Let’s take Iran. If he spelled out directly its role as a primary sponsor of terror and identified its leaders as calling for the extermination of Jews then it would seem odd, bizarre I think, to suggest:

That is why I strongly reaffirmed America’s commitment to seek a world in which no nations hold nuclear weapons. And any nation – including Iran – should have the right to access peaceful nuclear power if it complies with its responsibilities under the nuclear Non-Proliferation Treaty. That commitment is at the core of the Treaty, and it must be kept for all who fully abide by it. And I am hopeful that all countries in the region can share in this goal.

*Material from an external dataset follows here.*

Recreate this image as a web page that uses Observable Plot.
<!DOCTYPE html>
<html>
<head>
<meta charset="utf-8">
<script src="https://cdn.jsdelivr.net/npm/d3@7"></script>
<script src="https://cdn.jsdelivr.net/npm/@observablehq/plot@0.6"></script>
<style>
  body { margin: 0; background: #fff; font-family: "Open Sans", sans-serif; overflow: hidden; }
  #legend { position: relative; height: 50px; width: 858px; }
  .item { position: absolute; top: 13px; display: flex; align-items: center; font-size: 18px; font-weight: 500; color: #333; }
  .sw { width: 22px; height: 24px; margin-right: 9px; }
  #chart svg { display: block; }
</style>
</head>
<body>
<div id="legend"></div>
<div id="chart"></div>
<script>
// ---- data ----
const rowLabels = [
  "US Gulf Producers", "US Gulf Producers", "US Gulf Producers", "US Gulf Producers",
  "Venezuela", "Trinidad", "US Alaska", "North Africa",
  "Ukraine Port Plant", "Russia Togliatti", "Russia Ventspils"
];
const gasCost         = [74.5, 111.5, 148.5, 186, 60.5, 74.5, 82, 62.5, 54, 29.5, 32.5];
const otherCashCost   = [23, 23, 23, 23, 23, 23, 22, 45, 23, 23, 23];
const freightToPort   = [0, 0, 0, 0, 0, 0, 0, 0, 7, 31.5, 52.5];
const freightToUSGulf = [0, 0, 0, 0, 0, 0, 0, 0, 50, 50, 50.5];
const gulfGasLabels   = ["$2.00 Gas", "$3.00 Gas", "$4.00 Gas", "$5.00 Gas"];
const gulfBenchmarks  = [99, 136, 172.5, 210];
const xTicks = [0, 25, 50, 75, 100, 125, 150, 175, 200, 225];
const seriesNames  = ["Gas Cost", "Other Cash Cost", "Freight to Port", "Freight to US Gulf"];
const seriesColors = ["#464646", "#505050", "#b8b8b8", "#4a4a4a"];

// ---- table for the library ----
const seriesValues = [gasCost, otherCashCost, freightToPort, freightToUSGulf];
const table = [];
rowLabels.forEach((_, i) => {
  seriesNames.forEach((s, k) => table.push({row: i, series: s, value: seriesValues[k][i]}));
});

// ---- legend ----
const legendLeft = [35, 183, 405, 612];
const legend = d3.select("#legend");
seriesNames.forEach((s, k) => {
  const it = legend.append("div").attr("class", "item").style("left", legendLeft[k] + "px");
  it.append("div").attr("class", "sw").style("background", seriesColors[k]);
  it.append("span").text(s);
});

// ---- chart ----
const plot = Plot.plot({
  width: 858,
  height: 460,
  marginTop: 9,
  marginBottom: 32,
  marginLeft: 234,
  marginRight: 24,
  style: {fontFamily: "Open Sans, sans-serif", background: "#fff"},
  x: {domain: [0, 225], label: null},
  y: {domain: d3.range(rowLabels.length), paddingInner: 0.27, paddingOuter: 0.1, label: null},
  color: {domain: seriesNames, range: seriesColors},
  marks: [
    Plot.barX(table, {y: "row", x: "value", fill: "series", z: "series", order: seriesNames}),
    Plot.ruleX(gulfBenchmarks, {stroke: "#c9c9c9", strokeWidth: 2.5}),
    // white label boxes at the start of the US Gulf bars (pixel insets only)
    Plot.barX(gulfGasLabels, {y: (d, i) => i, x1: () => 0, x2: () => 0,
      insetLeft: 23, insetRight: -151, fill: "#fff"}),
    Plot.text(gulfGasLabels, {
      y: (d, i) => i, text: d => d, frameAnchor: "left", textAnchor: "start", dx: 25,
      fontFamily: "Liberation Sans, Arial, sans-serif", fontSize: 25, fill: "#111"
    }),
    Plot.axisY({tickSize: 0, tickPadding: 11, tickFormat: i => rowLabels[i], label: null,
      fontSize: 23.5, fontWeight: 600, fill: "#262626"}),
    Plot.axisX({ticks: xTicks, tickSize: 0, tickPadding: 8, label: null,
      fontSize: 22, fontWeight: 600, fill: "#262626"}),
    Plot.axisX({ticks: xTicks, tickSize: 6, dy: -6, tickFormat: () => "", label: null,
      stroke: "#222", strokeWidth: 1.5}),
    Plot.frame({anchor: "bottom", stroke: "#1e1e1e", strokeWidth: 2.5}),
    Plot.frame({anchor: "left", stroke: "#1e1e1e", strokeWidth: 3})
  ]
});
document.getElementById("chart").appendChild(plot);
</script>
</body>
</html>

Why that’s daft, you’d say, if you heard the litany of Iran’s misdeeds and the details of its ongoing relationship with those seeking Israel’s destruction. You can’t give them nuclear capability. Moreover, you’d be wondering why the president is pestering Israel about settlements while madmen in Tehran edge closer to acquiring nuclear weapons. So he needs to leave out the “bad stuff” about Iran.

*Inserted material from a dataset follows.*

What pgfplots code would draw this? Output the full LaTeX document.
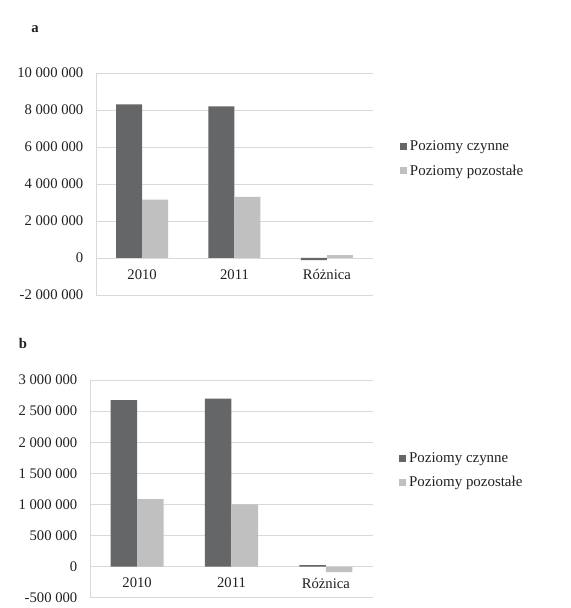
\documentclass[border=0pt]{standalone}
\usepackage{fontspec}
\setmainfont{Liberation Serif}
\usepackage{pgfplots}
\pgfplotsset{compat=1.18}
\definecolor{darkbar}{HTML}{646668}
\definecolor{lightbar}{HTML}{C0C0C0}
\definecolor{gridc}{HTML}{D9D9D9}
\definecolor{txt}{HTML}{202020}
\pgfplotsset{mystyle/.style={
  scale only axis,
  ybar=0pt,
  xmin=-0.5, xmax=2.5,
  xtick={0,1,2}, xticklabels={2010,2011,Różnica},
  axis x line=middle, axis y line=left,
  axis line style={draw=gridc,-},
  ymajorgrids, grid style={draw=gridc},
  major tick length=0pt,
  tick style={draw=none},
  scaled y ticks=false,
  hide obscured x ticks=false, hide obscured y ticks=false,
  tick label style={font=\fontsize{11}{13}\selectfont, text=txt},
  yticklabel style={xshift=-6pt},
  xticklabel style={yshift=-5pt},
  legend style={draw=none, fill=none, font=\fontsize{11.2}{13}\selectfont, text=txt, anchor=west, row sep=5pt, inner sep=0pt},
  legend cell align=left,
  legend image code/.code={\fill[##1] (0pt,-2.7pt) rectangle (5.4pt,2.7pt);},
  clip=false,
}}
\begin{document}
\begin{tikzpicture}
\useasboundingbox (0,0) rectangle (428.25pt,456pt);
\node[font=\bfseries\fontsize{11}{13}\selectfont, text=txt] at (26.25pt,434.25pt) {a};
\node[font=\bfseries\fontsize{11}{13}\selectfont, text=txt] at (17.25pt,198.75pt) {b};
\begin{axis}[mystyle,
  at={(72pt,234.75pt)}, anchor=south west,
  width=207.75pt, height=166.5pt,
  ymin=-2000000, ymax=10000000,
  ytick={-2000000,0,2000000,4000000,6000000,8000000,10000000},
  yticklabels={-2 000 000,0,2 000 000,4 000 000,6 000 000,8 000 000,10 000 000},
  bar width=19.5pt,
  legend style={at={(1.097,0.613)}},
]
\addplot[fill=darkbar, draw=none] coordinates {(0,8310000) (1,8200000) (2,-110000)};
\addplot[fill=lightbar, draw=none] coordinates {(0,3150000) (1,3310000) (2,160000)};
\legend{Poziomy czynne, Poziomy pozostałe}
\end{axis}
\begin{axis}[mystyle,
  at={(67.5pt,7.7pt)}, anchor=south west,
  width=212.25pt, height=163.3pt,
  ymin=-500000, ymax=3000000,
  ytick={-500000,0,500000,1000000,1500000,2000000,2500000,3000000},
  yticklabels={-500 000,0,500 000,1 000 000,1 500 000,2 000 000,2 500 000,3 000 000},
  bar width=19.9pt,
  legend style={at={(1.092,0.584)}},
]
\addplot[fill=darkbar, draw=none] coordinates {(0,2677000) (1,2700000) (2,23000)};
\addplot[fill=lightbar, draw=none] coordinates {(0,1087000) (1,1000000) (2,-87000)};
\legend{Poziomy czynne, Poziomy pozostałe}
\end{axis}
\end{tikzpicture}
\end{document}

Likewise, it wouldn’t really do to trace each of the Arab wars against Israel, the Israelis’ withdrawal from Lebanon and Gaza and ensuing violence, and the efforts of his secretary of state’s husband to broker a Palestinian state less than ten years ago. You’d begin to get the idea that the problem is not so mutual. You’d see that the Palestinians don’t have clean hands in all this. And you might wonder what a few settlements have to do with anything if withdrawing from whole territories only brought more violence. So again, he needs to leave out the “bad stuff.”

This is a dangerous tactic. And ironically, for a president who promised to be “honest,” it is nothing short of deceptive. Try as he might, the president can’t wish away the underlying realities of the situation in the Middle East and the intentions of Israel’s foes. It is critical to get those out on the table, for by failing to account for them we are also failing to address the barriers to the “peace process” — or frankly, explain why it doesn’t exist. He has constructed an artifice that bears little resemblance to facts, to history, and to real and immediate dangers for the U.S. and our allies. This is not a mere rhetorical flaw; it is a flaw in his national security vision, as naive and dangerous as Jimmy Carter and as sure to fail.

Moreover, it leaves our allies shaking their heads and with every reason to attend to military defenses. After all, does he sound like a president who’d come rushing to their aid? The president may not be operating in the real world, but they are. And now they know they will need to fend for themselves.